What Is the Corporate Tax in UAE?

The UAE corporate tax regime, introduced under Federal Decree-Law No. 47 of 2022, came into effect on 1 June 2023. It applies a standard corporate income tax rate of 9% on net profits exceeding AED 375,000, with certain exemptions and incentives still available for free zone and qualifying entities.

Key features include:

Applicability to both onshore and free zone entities



Anti-avoidance and transfer pricing rules



Requirements for economic substance and transparent reporting



Offshore Structures in the UAE: A Brief Overview

Before the implementation of corporate tax, offshore companies in jurisdictions like RAK ICC, JAFZA Offshore, and Ajman Offshore were popular vehicles for:

Global investment holding



Intellectual property (IP) ownership



Tax-neutral structuring



Privacy and asset protection



These entities were not allowed to operate within the UAE market and were exempt from corporate tax.

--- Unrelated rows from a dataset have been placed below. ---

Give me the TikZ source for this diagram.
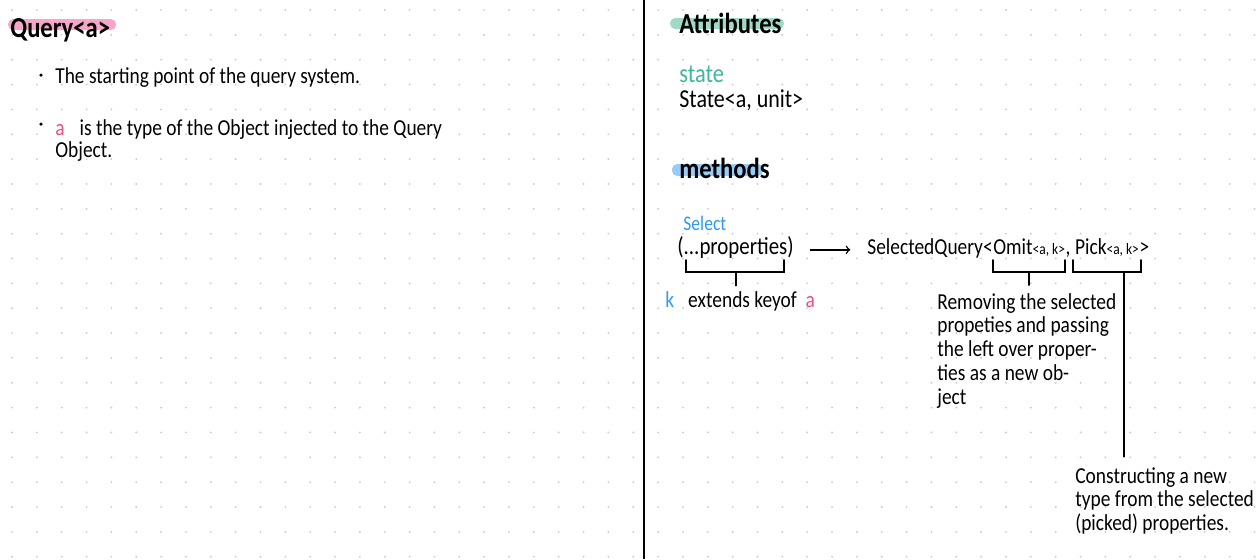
\documentclass[tikz,border=0pt]{standalone}
\usepackage{fontspec}
\setmainfont{Carlito}[FakeStretch=0.85]
\usetikzlibrary{positioning,calc}
\definecolor{hlpink}{RGB}{247,166,201}
\definecolor{txtpink}{RGB}{240,77,135}
\definecolor{hlteal}{RGB}{160,217,200}
\definecolor{txtteal}{RGB}{64,182,156}
\definecolor{hlblue}{RGB}{152,203,245}
\definecolor{txtblue}{RGB}{46,155,240}
\definecolor{griddot}{RGB}{205,205,205}

\begin{document}
\begin{tikzpicture}[x=0.02cm,y=-0.02cm,>=to,
    txt/.style={inner sep=0pt,anchor=base west,align=left,font=\fontsize{13}{14}\selectfont},
    head/.style={txt,font=\fontsize{16.5}{18}\selectfont\bfseries},
    brk/.style={line width=1.1pt,line cap=round},
    hilite/.style={rounded corners=3pt}]
    \fill[white] (0,0) rectangle (1257,559);
    \useasboundingbox (0,0) rectangle (1257,559);
    \foreach \i in {0,...,50}
        \foreach \j in {0,...,22}
            \fill[griddot] (12+24.85*\i,10+24.85*\j) circle[radius=0.6pt];
    \draw[line width=1.2pt] (644,0) -- (644,559);

    \fill[hlpink,hilite] (8,19) rectangle (116,30);
    \node[head] (query) at (10,37) {Query<a>};
    \fill (41,75) circle[radius=1pt];
    \node[txt] (start) at (55,83) {The starting point of the query system.};
    \fill (41,124) circle[radius=1pt];
    \node[txt,font=\fontsize{13}{12.5}\selectfont] (inject) at (55,157)
        {\textcolor{txtpink}{a}\hspace{6pt} is the type of the Object injected to the Query\\Object.};

    \fill[hlteal,hilite] (670,18) rectangle (784,29);
    \node[head] (attr) at (679,33) {Attributes};
    \node[txt,text=txtteal,font=\fontsize{15}{15}\selectfont] (state) at (679,82) {state};
    \node[txt,font=\fontsize{14.7}{15}\selectfont] (statety) at (679,107) {State<a, unit>};
    \fill[hlblue,hilite] (672,164) rectangle (763,176);
    \node[head] (meth) at (679,178) {methods};

    \node[txt,text=txtblue,font=\fontsize{11.8}{12}\selectfont] (select) at (683,230) {Select};
    \node[txt,font=\fontsize{14}{14}\selectfont] (props) at (677,254) {(...properties)};
    \node[txt] (kext) at (665,307)
        {\textcolor{txtblue}{k}\hspace{8pt}extends keyof\hspace{5pt}\textcolor{txtpink}{a}};
    \draw[brk] ($(props.base west)+(9,6)$) -- ++(0,12) -| ($(props.base east)+(-10,6)$);
    \draw[brk,shorten >=3pt] ($(props.base)+(0,18)$) -- (props.base |- kext.north);

    \node[txt] (sq) at (867,254) {SelectedQuery<};
    \node[txt,right=0pt of sq.base east,anchor=base west] (omit) {Omit{\small<a, k>}};
    \node[txt,right=0pt of omit.base east,anchor=base west] (comma) {,\,};
    \node[txt,right=0pt of comma.base east,anchor=base west] (pick) {Pick{\small<a, k>}};
    \node[txt,right=0pt of pick.base east,anchor=base west] (close) {>};
    \draw[->,line width=0.8pt,shorten <=9pt,shorten >=9.5pt] (props.mid east) -- (props.mid east -| sq.west);

    \node[txt,font=\fontsize{13}{13.5}\selectfont] (remove) at (937,404)
        {Removing the selected\\propeties and passing\\the left over proper-\\ties as a new ob-\\ject};
    \draw[brk] ($(omit.base west)+(0,6)$) -- ++(0,12) -| ($(omit.base east)+(0,6)$);
    \draw[brk,shorten >=4.5pt] ($(omit.base)+(0,18)$) -- (omit.base |- remove.north);

    \node[txt,font=\fontsize{13}{13.3}\selectfont] (cons) at (1075,530)
        {Constructing a new\\type from the selected\\(picked) properties.};
    \draw[brk] ($(pick.base west)+(-2,6)$) -- ++(0,12) -| ($(pick.base east)+(2,6)$);
    \coordinate (pstem) at ($(pick.base east)+(-15,18)$);
    \draw[brk,shorten >=6pt] (pstem) -- (pstem |- cons.north);
\end{tikzpicture}
\end{document}
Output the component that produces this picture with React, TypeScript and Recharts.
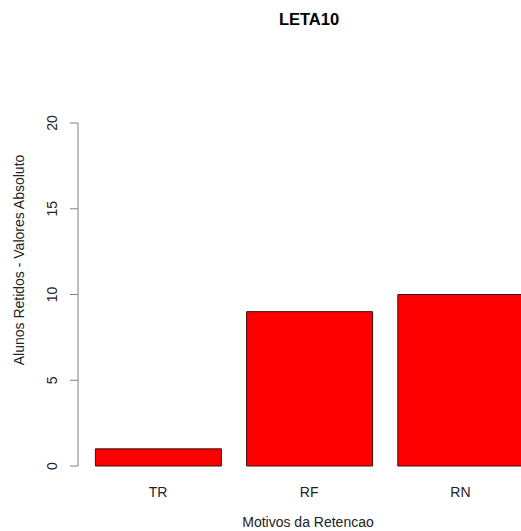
import { Bar, BarChart, XAxis, YAxis } from "recharts";

const motivos = ["TR", "RF", "RN"];
const alunosRetidos = [1, 9, 10];
const yTicks = [0, 5, 10, 15, 20];

const data = motivos.map((motivo, i) => ({ motivo, valor: alunosRetidos[i] }));

const font = '"Liberation Sans", Arial, Helvetica, sans-serif';
const textColor = "#222";
const axisColor = "#808080";

function YTick({ y, payload }: any) {
  const cx = 57;
  return (
    <text
      x={cx}
      y={y}
      transform={`rotate(-90 ${cx} ${y})`}
      textAnchor="middle"
      fontFamily={font}
      fontSize={14}
      fill={textColor}
    >
      {payload.value}
    </text>
  );
}

function XTick({ x, payload }: any) {
  return (
    <text x={x} y={497} textAnchor="middle" fontFamily={font} fontSize={14} fill={textColor}>
      {payload.value}
    </text>
  );
}

export default function App() {
  return (
    <div
      style={{
        position: "absolute",
        left: 0,
        top: 0,
        width: 521,
        height: 531,
        overflow: "hidden",
        background: "#fff",
      }}
    >
      <BarChart
        width={545}
        height={531}
        data={data}
        margin={{ top: 123, right: 5, left: 0, bottom: 0 }}
        barSize={126}
      >
        <XAxis
          dataKey="motivo"
          height={65}
          axisLine={false}
          tickLine={false}
          padding={{ left: 4.4, right: 4 }}
          tick={<XTick />}
        />
        <YAxis
          width={78}
          domain={[0, 20]}
          ticks={yTicks}
          interval={0}
          stroke={axisColor}
          axisLine={{ stroke: axisColor }}
          tickLine={{ stroke: axisColor }}
          tickSize={8}
          tick={<YTick />}
        />
        <Bar dataKey="valor" fill="#ff0000" stroke="#3a1010" strokeWidth={1} isAnimationActive={false} />
      </BarChart>
      <svg
        width={521}
        height={531}
        style={{ position: "absolute", left: 0, top: 0, pointerEvents: "none" }}
      >
        <text x={309} y={25} textAnchor="middle" fontFamily={font} fontSize={16.5} fontWeight="bold" fill="#000">
          LETA10
        </text>
        <text x={308} y={527} textAnchor="middle" fontFamily={font} fontSize={14} fill={textColor}>
          Motivos da Retencao
        </text>
        <text
          x={24}
          y={260}
          transform="rotate(-90 24 260)"
          textAnchor="middle"
          fontFamily={font}
          fontSize={14}
          fill={textColor}
        >
          Alunos Retidos - Valores Absoluto
        </text>
      </svg>
    </div>
  );
}
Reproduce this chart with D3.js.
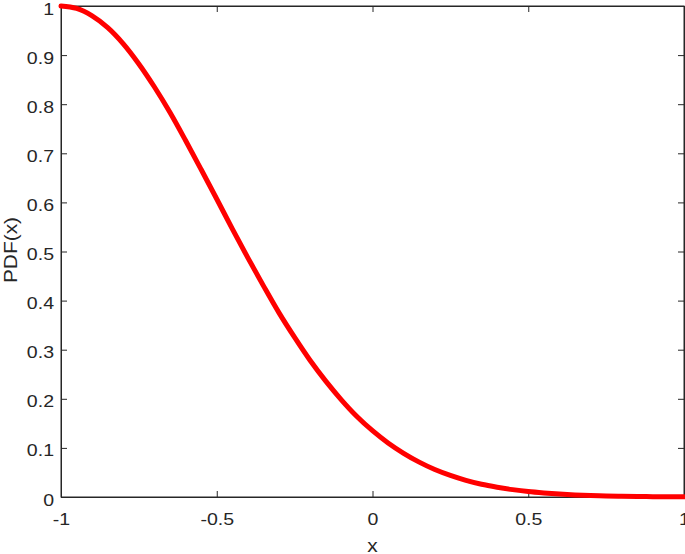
<!DOCTYPE html>
<html><head><meta charset="utf-8">
<script src="https://cdn.jsdelivr.net/npm/d3@7"></script>
<style>
html,body{margin:0;padding:0;background:#fff;}
svg{display:block;font-family:"Liberation Sans",Arial,sans-serif;}
</style></head>
<body>
<svg id="c" width="685" height="554"></svg>
<script>
const xValues = [-1.0,-0.95,-0.9,-0.85,-0.8,-0.75,-0.7,-0.65,-0.6,-0.55,-0.5,-0.45,-0.4,-0.35,-0.3,-0.25,-0.2,-0.15,-0.1,-0.05,
  0.0,0.05,0.1,0.15,0.2,0.25,0.3,0.35,0.4,0.45,0.5,0.55,0.6,0.65,0.7,0.75,0.8,0.85,0.9,0.95,1.0];
const pdfValues = [1.0,0.995,0.980,0.956,0.923,0.882,0.835,0.783,0.726,0.667,0.607,0.546,0.487,0.430,0.375,0.325,0.278,0.236,0.198,0.164,
  0.135,0.110,0.089,0.071,0.056,0.044,0.034,0.026,0.020,0.015,0.011,0.0082,0.006,0.0043,0.003,0.0022,0.0015,0.0011,0.0007,0.0005,0.0003];
const xTicks = [-1,-0.5,0,0.5,1];
const yTicks = [0,0.1,0.2,0.3,0.4,0.5,0.6,0.7,0.8,0.9,1];
const xLabel = "x";
const yLabel = "PDF(x)";

const svg = d3.select("#c");
const m = {left:61, right:684, top:6, bottom:497};
const x = d3.scaleLinear().domain([-1,1]).range([m.left,m.right]);
const y = d3.scaleLinear().domain([0,1]).range([m.bottom,m.top]);
const fmt = d => String(d);
const tl = 6;
const ink = "#262626";
const tickFont = 17, stretch = 1.15;

svg.append("rect").attr("x",m.left).attr("y",m.top).attr("width",m.right-m.left).attr("height",m.bottom-m.top)
  .attr("fill","none").attr("stroke",ink).attr("stroke-width",1);

const gx = svg.append("g").attr("transform",`translate(0,${m.bottom})`)
  .call(d3.axisBottom(x).tickValues(xTicks).tickFormat(fmt).tickSizeInner(-tl).tickSizeOuter(0));
const gxt = svg.append("g").attr("transform",`translate(0,${m.top})`)
  .call(d3.axisTop(x).tickValues(xTicks).tickFormat("").tickSizeInner(-tl).tickSizeOuter(0));
const gy = svg.append("g").attr("transform",`translate(${m.left},0)`)
  .call(d3.axisLeft(y).tickValues(yTicks).tickFormat(fmt).tickSizeInner(-tl).tickSizeOuter(0));
const gyr = svg.append("g").attr("transform",`translate(${m.right},0)`)
  .call(d3.axisRight(y).tickValues(yTicks).tickFormat("").tickSizeInner(-tl).tickSizeOuter(0));
[gx,gxt,gy,gyr].forEach(g=>{
  g.select(".domain").attr("stroke",ink);
  g.selectAll(".tick line").attr("stroke",ink);
  g.selectAll("text").attr("fill",ink).style("font-size",tickFont+"px")
    .style("font-family","'Liberation Sans',Arial,sans-serif");
});
gx.selectAll(".tick text").attr("y",0).attr("dy",0)
  .attr("transform",`translate(0,28) scale(${stretch},1)`);
gy.selectAll(".tick text").attr("x",0).attr("dy",0).attr("text-anchor","end")
  .attr("transform",`translate(-7,8) scale(${stretch},1)`);

const line = d3.line().x((d,i)=>x(xValues[i])).y(d=>y(d)).curve(d3.curveCatmullRom);
svg.append("path").datum(pdfValues).attr("d",line).attr("fill","none")
  .attr("stroke","#ff0000").attr("stroke-width",5).attr("stroke-linecap","round");

svg.append("text").attr("text-anchor","middle")
  .attr("transform",`translate(${(m.left+m.right)/2},552) scale(1.1,1)`)
  .attr("fill",ink).style("font-size","19px").text(xLabel);
svg.append("text").attr("text-anchor","middle")
  .attr("transform",`translate(16.5,250) rotate(-90) scale(1.1,1)`)
  .attr("fill",ink).style("font-size","19px").text(yLabel);
</script>
</body></html>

How Corporate Tax in UAE Affects Offshore Companies

While offshore companies remain legally recognized, the corporate tax in UAE brings new implications:

1. Economic Substance Regulations (ESR) Enforcement

Even before corporate tax, UAE entities engaged in relevant activities (like holding companies, financing, leasing, or IP management) were required to demonstrate economic substance. Under the new regime:

Substance requirements are being more rigorously enforced



Offshore companies with no physical presence or employees in the UAE may be reclassified as non-compliant



Non-compliance can lead to penalties or loss of tax-exempt status



2. Qualifying Free Zone Person (QFZP) Status

Offshore companies registered within free zones (e.g., JAFZA Offshore) may apply for QFZP status if:

They derive income only from qualifying activities (e.g., holding shares in subsidiaries)



They maintain adequate substance in the UAE

 However, failing to meet these criteria could result in full 9% taxation on profits.



3. No Blanket Exemption

Unlike the previous assumption that offshore means tax-free, the new law does not offer blanket exemptions for offshore entities. Each company must assess:

Nature of income



Location of operations



Economic presence



Source of revenue (mainland vs. foreign)



Holding Companies Under UAE Corporate Tax

Holding companies are often used by family offices, HNWIs, and multinationals to:

Own shares of other subsidiaries



Centralize control



Optimize tax structures



Key Impacts:

Passive Income: Dividends received from local or foreign subsidiaries may be exempt, if specific conditions are met (e.g., a minimum 5% ownership in foreign entities for 12 months).



Capital Gains: Gains from the sale of shares may also be exempt under certain conditions.



Reporting Requirements: Even exempt income must be reported, and transfer pricing documentation may be required for related party transactions.



International Implications & Substance Challenges

As the UAE aligns more closely with OECD standards and global tax transparency initiatives, many offshore and holding structures must reassess:

Substance over form: Shell companies with no UAE operations may face increased scrutiny.



Controlled Foreign Company (CFC) rules in other jurisdictions could attribute profits from UAE holding companies back to parent entities in high-tax countries.



Double Taxation Agreements (DTAs): Businesses must structure to utilize UAE’s 130+ DTAs, ensuring actual management and control occurs in the UAE.



Strategic Steps for Offshore and Holding Companies

To adapt to the corporate tax in UAE, businesses should:

Conduct a Tax Impact Assessment

 Evaluate whether your entity falls within the taxable threshold and what portion of your income is at risk.



Review Substance Requirements

 Ensure there is physical presence, management, and control in the UAE for offshore or free zone companies.



Evaluate Group Structures

 Consider restructuring holding companies to comply with QFZP criteria or shifting operations to meet exemption rules.



Update Transfer Pricing Policies

 Ensure arm’s-length pricing for transactions between group entities and maintain documentation.



Seek Professional Tax Advice

 UAE tax law is still evolving. Engaging a qualified tax advisor can help ensure long-term compliance and efficiency.



Conclusion

The implementation of corporate tax in UAE is a paradigm shift—especially for offshore structures and holding companies that once operated in a tax-neutral environment. While the UAE remains a competitive jurisdiction with many benefits, businesses must now operate with greater transparency, substance, and compliance.